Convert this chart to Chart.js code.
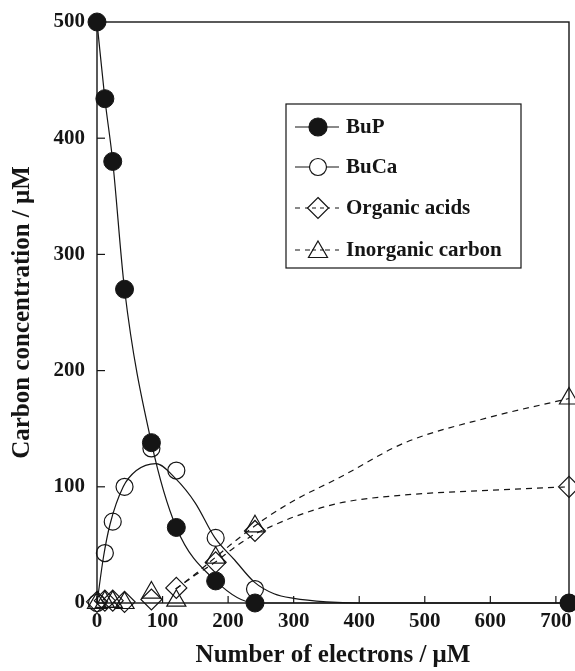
<!DOCTYPE html>
<html><head><meta charset="utf-8">
<script src="https://cdn.jsdelivr.net/npm/chart.js@4.4.1/dist/chart.umd.min.js"></script>
<style>html,body{margin:0;padding:0;background:#fff}#wrap{width:575px;height:671px;position:relative}</style>
</head><body><div id="wrap"><canvas id="c" width="575" height="671"></canvas></div>
<script>
// ---- data ----
const electrons       = [0, 12, 24, 42, 83, 121, 181, 241, 720];
const bup             = [500, 434, 380, 270, 138, 65, 19, 0, 0];
const buca            = [0, 43, 70, 100, 133, 114, 56, 12, 0];
const organicAcids    = [1, 2, 2, 1, 3, 13, 35, 62, 100];
const inorganicCarbon = [0, 1, 1, 0, 9, 2, 39, 66, 176];

// fitted curves
const bucaCurveX      = [0, 10, 20, 40, 60, 90, 120, 150, 180, 210, 240, 270, 300, 350, 400, 720];
const bucaCurveY      = [0, 40, 68, 100, 114, 120, 107, 86, 56, 37, 18, 8, 4, 1, 0, 0];
const acidCurveX      = [120, 150, 180, 210, 240, 270, 300, 370, 470, 600, 720];
const acidCurveY      = [12, 24, 35, 48, 59, 67, 74, 86, 93, 97, 100];
const inorgCurveX     = [120, 150, 180, 210, 240, 260, 300, 370, 470, 600, 720];
const inorgCurveY     = [12, 25, 39, 53, 66, 74, 88, 108, 138, 160, 176];

const xTickValues = [0, 100, 200, 300, 400, 500, 600, 700];
const yTickValues = [0, 100, 200, 300, 400, 500];
const seriesNames = ['BuP', 'BuCa', 'Organic acids', 'Inorganic carbon'];

const INK = '#151515';
const FONT = '"Liberation Serif", "DejaVu Serif", serif';
const pts = (xs, ys) => xs.map((x, i) => ({x, y: ys[i]}));

const datasets = [
  {label: 'bucaCurve', data: pts(bucaCurveX, bucaCurveY), showLine: true, pointRadius: 0,
   borderColor: INK, borderWidth: 1.2, cubicInterpolationMode: 'monotone', order: 10, clip: false},
  {label: 'acidCurve', data: pts(acidCurveX, acidCurveY), showLine: true, pointRadius: 0,
   borderColor: INK, borderWidth: 1.2, borderDash: [6, 5], cubicInterpolationMode: 'monotone', order: 10, clip: false},
  {label: 'inorgCurve', data: pts(inorgCurveX, inorgCurveY), showLine: true, pointRadius: 0,
   borderColor: INK, borderWidth: 1.2, borderDash: [6, 5], cubicInterpolationMode: 'monotone', order: 10, clip: false},
  {label: seriesNames[3], data: pts(electrons, inorganicCarbon), showLine: false, pointStyle: 'triangle',
   pointRadius: 11, backgroundColor: 'rgba(0,0,0,0)', borderColor: INK, pointBorderWidth: 1.2, order: 4, clip: false},
  {label: seriesNames[2], data: pts(electrons, organicAcids), showLine: false, pointStyle: 'rectRot',
   pointRadius: 10.5, backgroundColor: 'rgba(0,0,0,0)', borderColor: INK, pointBorderWidth: 1.2, order: 3, clip: false},
  {label: seriesNames[1], data: pts(electrons, buca), showLine: false, pointStyle: 'circle',
   pointRadius: 8.5, backgroundColor: 'rgba(0,0,0,0)', borderColor: INK, pointBorderWidth: 1.2, order: 2, clip: false},
  {label: seriesNames[0], data: pts(electrons, bup), showLine: true, pointStyle: 'circle',
   pointRadius: 9, backgroundColor: INK, borderColor: INK, borderWidth: 1.2, pointBorderWidth: 1,
   cubicInterpolationMode: 'monotone', order: 1, clip: false}
];

function drawMarker(ctx, style, x, y, r, fill) {
  ctx.beginPath();
  if (style === 'circle') ctx.arc(x, y, r, 0, Math.PI * 2);
  else if (style === 'rectRot') { ctx.moveTo(x, y - r); ctx.lineTo(x + r, y); ctx.lineTo(x, y + r); ctx.lineTo(x - r, y); ctx.closePath(); }
  else if (style === 'triangle') {
    for (let k = 0; k < 3; k++) { const a = k * 2 * Math.PI / 3; const px = x + Math.sin(a) * r, py = y - Math.cos(a) * r; k ? ctx.lineTo(px, py) : ctx.moveTo(px, py); }
    ctx.closePath();
  }
  ctx.fillStyle = fill ? INK : '#fff'; ctx.fill();
  ctx.stroke();
}

const framePlugin = {
  id: 'frame',
  beforeDatasetsDraw(chart) {
    const {ctx, chartArea: {left, right, top, bottom}, scales: {x, y}} = chart;
    ctx.save();
    ctx.strokeStyle = INK; ctx.lineWidth = 1.4; ctx.setLineDash([]);
    ctx.strokeRect(left, top, right - left, bottom - top);
    ctx.lineWidth = 1.2;
    x.ticks.forEach(t => { const px = x.getPixelForValue(t.value); ctx.beginPath(); ctx.moveTo(px, bottom); ctx.lineTo(px, bottom - 7); ctx.stroke(); });
    y.ticks.forEach(t => { const py = y.getPixelForValue(t.value); ctx.beginPath(); ctx.moveTo(left, py); ctx.lineTo(left + 8, py); ctx.stroke(); });
    // x tick labels
    ctx.fillStyle = INK; ctx.font = 'bold 21px ' + FONT; ctx.textAlign = 'center'; ctx.textBaseline = 'middle';
    x.ticks.forEach(t => { ctx.fillText(String(t.value), x.getPixelForValue(t.value), bottom + 19); });
    ctx.restore();
  }
};

const legendPlugin = {
  id: 'boxLegend',
  afterDraw(chart) {
    const ctx = chart.ctx;
    const bx = 286, by = 104, bw = 235, bh = 164;
    const rows = [
      {name: seriesNames[0], style: 'circle', r: 9, fill: true, dash: []},
      {name: seriesNames[1], style: 'circle', r: 8.5, fill: false, dash: []},
      {name: seriesNames[2], style: 'rectRot', r: 10.5, fill: false, dash: [5, 5]},
      {name: seriesNames[3], style: 'triangle', r: 11, fill: false, dash: [5, 5]}
    ];
    const ys = [127, 167, 208, 250];
    ctx.save();
    ctx.fillStyle = '#fff'; ctx.fillRect(bx, by, bw, bh);
    ctx.strokeStyle = INK; ctx.lineWidth = 1.2; ctx.strokeRect(bx, by, bw, bh);
    rows.forEach((r, i) => {
      const y = ys[i];
      ctx.setLineDash(r.dash); ctx.beginPath(); ctx.moveTo(295, y); ctx.lineTo(339, y); ctx.stroke();
      ctx.setLineDash([]);
      drawMarker(ctx, r.style, 318, y + (r.style === 'triangle' ? 2 : 0), r.r, r.fill);
      if (!r.fill && r.dash.length) { ctx.setLineDash([4, 4]); ctx.beginPath(); ctx.moveTo(312, y); ctx.lineTo(325, y); ctx.stroke(); ctx.setLineDash([]); }
      ctx.fillStyle = INK; ctx.font = 'bold 21px ' + FONT; ctx.textBaseline = 'middle'; ctx.textAlign = 'left';
      ctx.fillText(r.name, 346, y + 1);
    });
    ctx.restore();
  }
};

new Chart(document.getElementById('c'), {
  type: 'scatter',
  data: {datasets},
  options: {
    responsive: false, animation: false, devicePixelRatio: 1,
    layout: {autoPadding: false, padding: {top: 22, right: 6, left: 0, bottom: 0}},
    plugins: {legend: {display: false}, tooltip: {enabled: false}},
    scales: {
      x: {
        type: 'linear', min: 0, max: 720,
        afterBuildTicks: s => { s.ticks = xTickValues.map(v => ({value: v})); },
        afterFit: s => { s.height = 68; s.paddingLeft = 0; s.paddingRight = 0; },
        grid: {display: false, drawTicks: false}, border: {display: false},
        ticks: {display: false, stepSize: 100, includeBounds: false},
        title: {display: true, text: 'Number of electrons / μM', color: INK, padding: {top: 2, bottom: 0},
                font: {family: FONT, size: 25, weight: 'bold'}}
      },
      y: {
        type: 'linear', min: 0, max: 500,
        afterBuildTicks: s => { s.ticks = yTickValues.map(v => ({value: v})); },
        afterFit: s => { s.width = 97; s.paddingTop = 0; s.paddingBottom = 0; },
        grid: {display: false, drawTicks: false}, border: {display: false},
        ticks: {stepSize: 100, padding: 12, color: INK, font: {family: FONT, size: 21, weight: 'bold'}},
        title: {display: true, text: 'Carbon concentration / μM', color: INK, padding: {top: 8, bottom: 0},
                font: {family: FONT, size: 25, weight: 'bold'}}
      }
    }
  },
  plugins: [framePlugin, legendPlugin]
});
</script></body></html>
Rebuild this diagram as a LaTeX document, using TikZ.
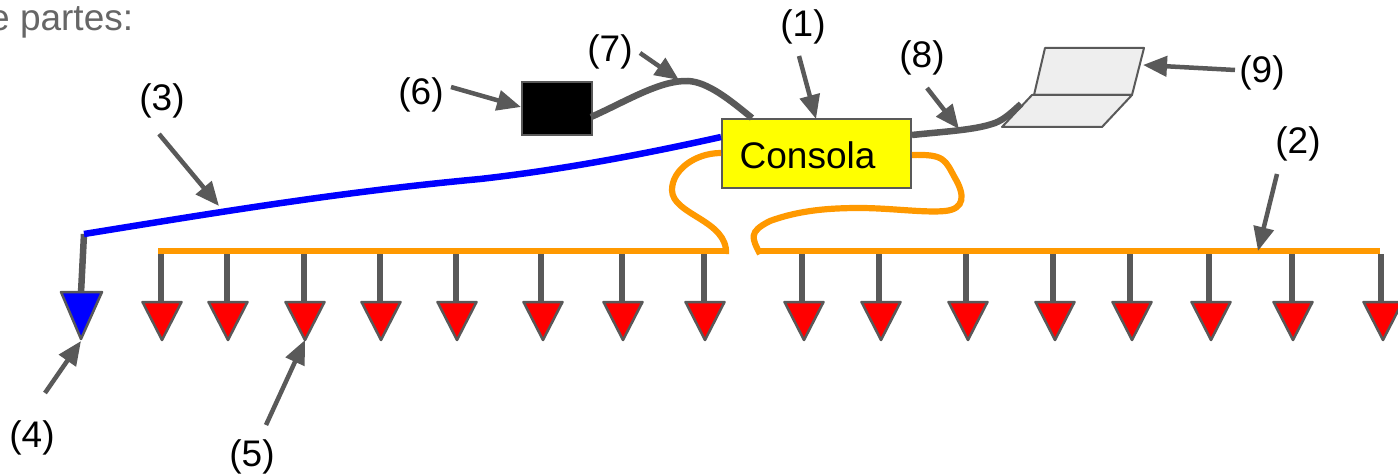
━━━━━━━━━━━━━━━━━━━━
**What the task asks**
Repeat only what lies between the start of the data and the end of the line containing "const pts = (xs, ys)", exactly, with pictures left out.

**Task solution**
Convert this chart to Chart.js code.
<!DOCTYPE html>
<html><head><meta charset="utf-8">
<script src="https://cdn.jsdelivr.net/npm/chart.js@4.4.1/dist/chart.umd.min.js"></script>
<style>html,body{margin:0;padding:0;background:#fff}#wrap{width:575px;height:671px;position:relative}</style>
</head><body><div id="wrap"><canvas id="c" width="575" height="671"></canvas></div>
<script>
// ---- data ----
const electrons       = [0, 12, 24, 42, 83, 121, 181, 241, 720];
const bup             = [500, 434, 380, 270, 138, 65, 19, 0, 0];
const buca            = [0, 43, 70, 100, 133, 114, 56, 12, 0];
const organicAcids    = [1, 2, 2, 1, 3, 13, 35, 62, 100];
const inorganicCarbon = [0, 1, 1, 0, 9, 2, 39, 66, 176];

// fitted curves
const bucaCurveX      = [0, 10, 20, 40, 60, 90, 120, 150, 180, 210, 240, 270, 300, 350, 400, 720];
const bucaCurveY      = [0, 40, 68, 100, 114, 120, 107, 86, 56, 37, 18, 8, 4, 1, 0, 0];
const acidCurveX      = [120, 150, 180, 210, 240, 270, 300, 370, 470, 600, 720];
const acidCurveY      = [12, 24, 35, 48, 59, 67, 74, 86, 93, 97, 100];
const inorgCurveX     = [120, 150, 180, 210, 240, 260, 300, 370, 470, 600, 720];
const inorgCurveY     = [12, 25, 39, 53, 66, 74, 88, 108, 138, 160, 176];

const xTickValues = [0, 100, 200, 300, 400, 500, 600, 700];
const yTickValues = [0, 100, 200, 300, 400, 500];
const seriesNames = ['BuP', 'BuCa', 'Organic acids', 'Inorganic carbon'];

const INK = '#151515';
const FONT = '"Liberation Serif", "DejaVu Serif", serif';
const pts = (xs, ys) => xs.map((x, i) => ({x, y: ys[i]}));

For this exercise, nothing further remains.